Elle vise à améliorer l’accueil de toutes les personnes concernées dans les instances de gouvernance, à favoriser leur prise de parole, à valoriser leur contribution et à faciliter leur parcours.
Peut-on sortir de l'ambivalence ?
Sur la deuxième lecture du concept d’inclusion, le système institutionnel et le champ associatif sont interrogés dans leurs fondements. L’ouverture à tous du milieu ordinaire soulève en effet de nombreuses questions.
Comment éviter que cette ouverture se fasse au prix d’un manque de reconnaissance et d’une détérioration de la prise en charge des personnes? Comment préserver la filière des établissements et services spécialisés associatifs dès lors que l’on réduit significativement leur financement?
La prudence est certainement requise. Les personnes en grande dépendance (ou soumises à des situations de polyhandicap) continueront d’avoir besoin d’un accompagnement dédié. Elles ne doivent pas être les oubliées du changement d’orientation.
On peut craindre également que les stratégies d’inclusion en viennent à se déployer au détriment des intérêts de ceux qui luttent précisément pour être reconnus dans leurs différences. Un risque sous-jacent existe d’établir de facto une hiérarchie des inclus et de faire peser sur les acteurs eux-mêmes les éventuels mauvais résultats en matière d’inclusion9 .
Tout l’enjeu est donc de savoir comment on peut mesurer les résultats d’une politique d’inclusion : sur quels critères faut-il se baser ? Qui peut définir les critères retenus ? Quels pouvoirs doit-on conférer aux personnes concernées pour modifier, amender les critères proposés ?
Cela fait dire à Weil-Dubuc qu’à défaut de viser une société inclusive, il vaudrait sans doute mieux défendre une société non exclusive.
En conclusion, les perspectives ouvertes par le projet d’une société inclusive sont contrastées pour les associations. D’un côté, on peut espérer dessiner les contours d’une association ouverte à tous, non discriminante, et dont le pouvoir est équitablement partagé entre ses membres.
D’un autre côté, on peut s’interroger sur les chantiers à ouvrir par les associations en lien avec les pouvoirs publics pour défendre une société non exclusive.

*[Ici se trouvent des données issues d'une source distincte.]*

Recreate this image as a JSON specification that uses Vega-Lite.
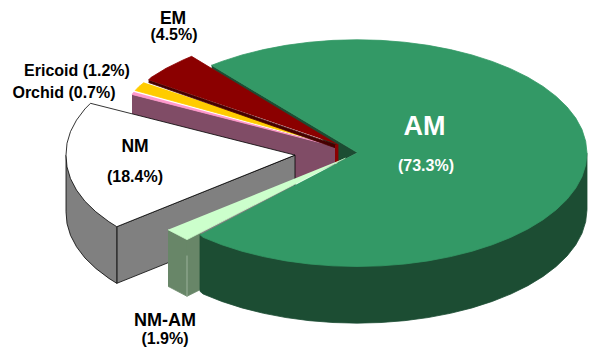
{
"$schema":"https://vega.github.io/schema/vega-lite/v6.json",
"width":589,"height":347,"padding":0,
"autosize":{"type":"fit","contains":"padding"},
"background":"white",
"view":{"stroke":null},
"datasets":{
"outlines":[
{"shape":"Orchid wall","seq":1,"x":132,"y":95},{"shape":"Orchid wall","seq":2,"x":335,"y":147},{"shape":"Orchid wall","seq":3,"x":335,"y":165},{"shape":"Orchid wall","seq":4,"x":295,"y":182},{"shape":"Orchid wall","seq":5,"x":132,"y":152},
{"shape":"Orchid","seq":1,"x":134,"y":92.5},{"shape":"Orchid","seq":2,"x":132,"y":95},{"shape":"Orchid","seq":3,"x":336,"y":147.5},
{"shape":"Ericoid","seq":1,"x":144,"y":83},{"shape":"Ericoid","seq":2,"x":139,"y":87},{"shape":"Ericoid","seq":3,"x":135.2,"y":91},{"shape":"Ericoid","seq":4,"x":336,"y":146.5},
{"shape":"AM wall","seq":1,"x":211.6,"y":65.7},{"shape":"AM wall","seq":2,"x":357.5,"y":153.5},{"shape":"AM wall","seq":3,"x":338,"y":163.5},{"shape":"AM wall","seq":4,"x":338,"y":150},{"shape":"AM wall","seq":5,"x":211.6,"y":69},
{"shape":"EM edge","seq":1,"x":148.6,"y":80.4},{"shape":"EM edge","seq":2,"x":337,"y":146},{"shape":"EM edge","seq":3,"x":335,"y":148.5},{"shape":"EM edge","seq":4,"x":148.6,"y":83},
{"shape":"EM wall","seq":1,"x":335,"y":146},{"shape":"EM wall","seq":2,"x":338,"y":145},{"shape":"EM wall","seq":3,"x":338,"y":163},{"shape":"EM wall","seq":4,"x":335,"y":163.5},
{"shape":"EM","seq":1,"x":148.6,"y":80.4},{"shape":"EM","seq":2,"x":150.9,"y":78},{"shape":"EM","seq":3,"x":166.1,"y":68.7},{"shape":"EM","seq":4,"x":183.1,"y":60.3},{"shape":"EM","seq":5,"x":191.6,"y":56.7},{"shape":"EM","seq":6,"x":337,"y":145},
{"shape":"NM inner","seq":1,"x":295,"y":156},{"shape":"NM inner","seq":2,"x":116.8,"y":228},{"shape":"NM inner","seq":3,"x":116.8,"y":285},{"shape":"NM inner","seq":4,"x":295,"y":213},{"shape":"NM inner","seq":5,"x":295,"y":156},
{"shape":"NM outer","seq":1,"x":66,"y":156},{"shape":"NM outer","seq":2,"x":66,"y":213},{"shape":"NM outer","seq":3,"x":67,"y":224.9},{"shape":"NM outer","seq":4,"x":70.5,"y":236.7},{"shape":"NM outer","seq":5,"x":76.5,"y":248.2},{"shape":"NM outer","seq":6,"x":84.9,"y":259.4},{"shape":"NM outer","seq":7,"x":95.8,"y":270},{"shape":"NM outer","seq":8,"x":108.9,"y":280},{"shape":"NM outer","seq":9,"x":116.8,"y":285},{"shape":"NM outer","seq":10,"x":116.8,"y":228},
{"shape":"NM","seq":1,"x":295,"y":156},{"shape":"NM","seq":2,"x":90.5,"y":103.9},{"shape":"NM","seq":3,"x":84.9,"y":109.6},{"shape":"NM","seq":4,"x":76.5,"y":120.8},{"shape":"NM","seq":5,"x":70.5,"y":132.3},{"shape":"NM","seq":6,"x":67,"y":144.1},{"shape":"NM","seq":7,"x":66,"y":156},{"shape":"NM","seq":8,"x":67,"y":167.9},{"shape":"NM","seq":9,"x":70.5,"y":179.7},{"shape":"NM","seq":10,"x":76.5,"y":191.2},{"shape":"NM","seq":11,"x":84.9,"y":202.4},{"shape":"NM","seq":12,"x":95.8,"y":213},{"shape":"NM","seq":13,"x":108.9,"y":223},{"shape":"NM","seq":14,"x":116.8,"y":228},{"shape":"NM","seq":15,"x":295,"y":156},
{"shape":"NM-AM outer","seq":1,"x":168,"y":231},{"shape":"NM-AM outer","seq":2,"x":187,"y":241},{"shape":"NM-AM outer","seq":3,"x":187,"y":298},{"shape":"NM-AM outer","seq":4,"x":168,"y":288},
{"shape":"NM-AM inner","seq":1,"x":187,"y":241},{"shape":"NM-AM inner","seq":2,"x":201,"y":234},{"shape":"NM-AM inner","seq":3,"x":201,"y":291},{"shape":"NM-AM inner","seq":4,"x":187,"y":298},
{"shape":"NM-AM crease","seq":1,"x":187,"y":257},{"shape":"NM-AM crease","seq":2,"x":187,"y":298},
{"shape":"NM-AM","seq":1,"x":168,"y":231},{"shape":"NM-AM","seq":2,"x":187,"y":241},{"shape":"NM-AM","seq":3,"x":345.5,"y":159},
{"shape":"AM side","seq":1,"x":200,"y":236},{"shape":"AM side","seq":2,"x":200,"y":293},{"shape":"AM side","seq":3,"x":203.1,"y":295.7},{"shape":"AM side","seq":4,"x":221.8,"y":303.2},{"shape":"AM side","seq":5,"x":242,"y":309.7},{"shape":"AM side","seq":6,"x":263.5,"y":315.1},{"shape":"AM side","seq":7,"x":285.9,"y":319.4},{"shape":"AM side","seq":8,"x":309.2,"y":322.5},{"shape":"AM side","seq":9,"x":333,"y":324.4},{"shape":"AM side","seq":10,"x":357,"y":325},{"shape":"AM side","seq":11,"x":381,"y":324.4},{"shape":"AM side","seq":12,"x":404.8,"y":322.5},{"shape":"AM side","seq":13,"x":428.1,"y":319.4},{"shape":"AM side","seq":14,"x":450.5,"y":315.1},{"shape":"AM side","seq":15,"x":472,"y":309.7},{"shape":"AM side","seq":16,"x":492.2,"y":303.2},{"shape":"AM side","seq":17,"x":510.9,"y":295.7},{"shape":"AM side","seq":18,"x":527.9,"y":287.3},{"shape":"AM side","seq":19,"x":543.1,"y":278},{"shape":"AM side","seq":20,"x":556.2,"y":268},{"shape":"AM side","seq":21,"x":567.1,"y":257.4},{"shape":"AM side","seq":22,"x":575.8,"y":246.2},{"shape":"AM side","seq":23,"x":582,"y":234.7},{"shape":"AM side","seq":24,"x":585.7,"y":222.9},{"shape":"AM side","seq":25,"x":587,"y":211},{"shape":"AM side","seq":26,"x":587,"y":154},
{"shape":"AM","seq":1,"x":357.5,"y":153.5},{"shape":"AM","seq":2,"x":211.6,"y":65.7},{"shape":"AM","seq":3,"x":221.8,"y":61.8},{"shape":"AM","seq":4,"x":242,"y":55.3},{"shape":"AM","seq":5,"x":263.5,"y":49.9},{"shape":"AM","seq":6,"x":285.9,"y":45.6},{"shape":"AM","seq":7,"x":309.2,"y":42.5},{"shape":"AM","seq":8,"x":333,"y":40.6},{"shape":"AM","seq":9,"x":357,"y":40},{"shape":"AM","seq":10,"x":381,"y":40.6},{"shape":"AM","seq":11,"x":404.8,"y":42.5},{"shape":"AM","seq":12,"x":428.1,"y":45.6},{"shape":"AM","seq":13,"x":450.5,"y":49.9},{"shape":"AM","seq":14,"x":472,"y":55.3},{"shape":"AM","seq":15,"x":492.2,"y":61.8},{"shape":"AM","seq":16,"x":510.9,"y":69.3},{"shape":"AM","seq":17,"x":527.9,"y":77.7},{"shape":"AM","seq":18,"x":543.1,"y":87},{"shape":"AM","seq":19,"x":556.2,"y":97},{"shape":"AM","seq":20,"x":567.1,"y":107.6},{"shape":"AM","seq":21,"x":575.8,"y":118.8},{"shape":"AM","seq":22,"x":582,"y":130.3},{"shape":"AM","seq":23,"x":585.7,"y":142.1},{"shape":"AM","seq":24,"x":587,"y":154},{"shape":"AM","seq":25,"x":585.7,"y":165.9},{"shape":"AM","seq":26,"x":582,"y":177.7},{"shape":"AM","seq":27,"x":575.8,"y":189.2},{"shape":"AM","seq":28,"x":567.1,"y":200.4},{"shape":"AM","seq":29,"x":556.2,"y":211},{"shape":"AM","seq":30,"x":543.1,"y":221},{"shape":"AM","seq":31,"x":527.9,"y":230.3},{"shape":"AM","seq":32,"x":510.9,"y":238.7},{"shape":"AM","seq":33,"x":492.2,"y":246.2},{"shape":"AM","seq":34,"x":472,"y":252.7},{"shape":"AM","seq":35,"x":450.5,"y":258.1},{"shape":"AM","seq":36,"x":428.1,"y":262.4},{"shape":"AM","seq":37,"x":404.8,"y":265.5},{"shape":"AM","seq":38,"x":381,"y":267.4},{"shape":"AM","seq":39,"x":357,"y":268},{"shape":"AM","seq":40,"x":333,"y":267.4},{"shape":"AM","seq":41,"x":309.2,"y":265.5},{"shape":"AM","seq":42,"x":285.9,"y":262.4},{"shape":"AM","seq":43,"x":263.5,"y":258.1},{"shape":"AM","seq":44,"x":242,"y":252.7},{"shape":"AM","seq":45,"x":221.8,"y":246.2},{"shape":"AM","seq":46,"x":203.1,"y":238.7},{"shape":"AM","seq":47,"x":200,"y":236}
],
"labels":[
{"label":"EM","tier":"name","x":173,"y":24.5},
{"label":"(4.5%)","tier":"share","x":174,"y":40},
{"label":"Ericoid (1.2%)","tier":"share","x":77,"y":76},
{"label":"Orchid (0.7%)","tier":"share","x":64,"y":98.5},
{"label":"NM","tier":"name","x":135,"y":153},
{"label":"(18.4%)","tier":"share","x":135,"y":183},
{"label":"NM-AM","tier":"large","x":165,"y":327.5},
{"label":"(1.9%)","tier":"share","x":165,"y":346},
{"label":"AM","tier":"title","x":424.5,"y":136},
{"label":"(73.3%)","tier":"inside","x":426,"y":172}
]
},
"encoding":{
"x":{"field":"x","type":"quantitative","axis":null,"scale":{"domain":[0,589],"nice":false,"zero":false}},
"y":{"field":"y","type":"quantitative","axis":null,"scale":{"domain":[347,0],"nice":false,"zero":false}}
},
"layer":[
{"data":{"name":"outlines"},
"mark":{"type":"line","strokeWidth":0.8,"strokeJoin":"miter","clip":false},
"encoding":{
"order":{"field":"seq","type":"quantitative"},
"detail":{"field":"shape"},
"fill":{"field":"shape","type":"nominal","legend":null,"scale":{
"domain":["Orchid wall","Orchid","Ericoid","AM wall","EM edge","EM wall","EM","NM inner","NM outer","NM","NM-AM outer","NM-AM inner","NM-AM crease","NM-AM","AM side","AM"],
"range":["#804C66","#FF99CC","#FFCC00","#1C4D33","#450000","#8B0000","#8B0000","#808080","#808080","#FFFFFF","#688668","#688668","#688668","#CCFFCC","#1C4D33","#339966"]}},
"stroke":{"field":"shape","type":"nominal","legend":null,"scale":{
"domain":["Orchid wall","Orchid","Ericoid","AM wall","EM edge","EM wall","EM","NM inner","NM outer","NM","NM-AM outer","NM-AM inner","NM-AM crease","NM-AM","AM side","AM"],
"range":["#804C66","#FF99CC","#FFCC00","#1C4D33","#450000","#8B0000","#8B0000","#000000","#000000","#000000","#688668","#688668","#A8BCA8","#CCFFCC","#1C4D33","#339966"]}}
}},
{"data":{"name":"labels"},"transform":[{"filter":"datum.tier === 'name'"}],
"mark":{"type":"text","font":"Liberation Sans","fontWeight":"bold","fontSize":17.5,"align":"center","baseline":"alphabetic","color":"#000000"},
"encoding":{"text":{"field":"label"}}},
{"data":{"name":"labels"},"transform":[{"filter":"datum.tier === 'large'"}],
"mark":{"type":"text","font":"Liberation Sans","fontWeight":"bold","fontSize":18,"align":"center","baseline":"alphabetic","color":"#000000"},
"encoding":{"text":{"field":"label"}}},
{"data":{"name":"labels"},"transform":[{"filter":"datum.tier === 'share'"}],
"mark":{"type":"text","font":"Liberation Sans","fontWeight":"bold","fontSize":16,"align":"center","baseline":"alphabetic","color":"#000000"},
"encoding":{"text":{"field":"label"}}},
{"data":{"name":"labels"},"transform":[{"filter":"datum.tier === 'title'"}],
"mark":{"type":"text","font":"Liberation Sans","fontWeight":"bold","fontSize":27,"align":"center","baseline":"alphabetic","color":"#FFFFFF"},
"encoding":{"text":{"field":"label"}}},
{"data":{"name":"labels"},"transform":[{"filter":"datum.tier === 'inside'"}],
"mark":{"type":"text","font":"Liberation Sans","fontWeight":"bold","fontSize":16,"align":"center","baseline":"alphabetic","color":"#FFFFFF"},
"encoding":{"text":{"field":"label"}}}
]
}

Il s’agit certainement pour elles de parvenir à mieux suivre les individus dans leur parcours personnel. Cela suppose de développer plus de transversalité, de mieux collaborer sur leurs territoires, de développer des dispositifs mutualisés et de s’engager plus avant dans la constitution de communs10 .
Cela permet notamment de favoriser l’auto-organisation des collectifs associatifs et de co-construire collectivement de meilleurs critères en matière d’inclusivité.
- 1Brigitte Bouquet, «L’inclusion : approche socio-sémantique», in Érès « Vie sociale» n° 11, éditions Érès, 2015.
- 2Amartya Sen, L’Idée de justice, Flammarion, 2012.
- 3Charles Gardou, La Société inclusive, parlons-en ! Il n'y a pas de vie minuscule, éditions Érès, 2012.
- 4Francis Calcoen et al, «Société inclusive et innovation : quel rapport ? », chapitre 13 de Les associations réinventent l’innovation, Cahier technique Uniopss n° 23, 2021.
- 5Ibid.
- 6Ces perspectives ont été développées par l’inclusiscore du Mouvement associatif.
- 7Alain Supiot, La Gouvernance par les nombres, Fayard, 2015.
- 8Laurent Gardin et Jean-Louis Laville, « L’Économie solidaire », in Jacques Defourny et Marthe Nyssens (dir.), Économie sociale et solidaire : socioéconomie du 3e secteur, De Boeck, 2017.
- 9Paul-Loup Weil-Dubuc, «Arrêtons avec la société inclusive : parlons de non-exclusion», Socialter, 10 décembre 2018.
- 10 Elinor Ostrom, Gouvernance des biens communs, De Boeck, 2010, et Amartya Sen, op cit.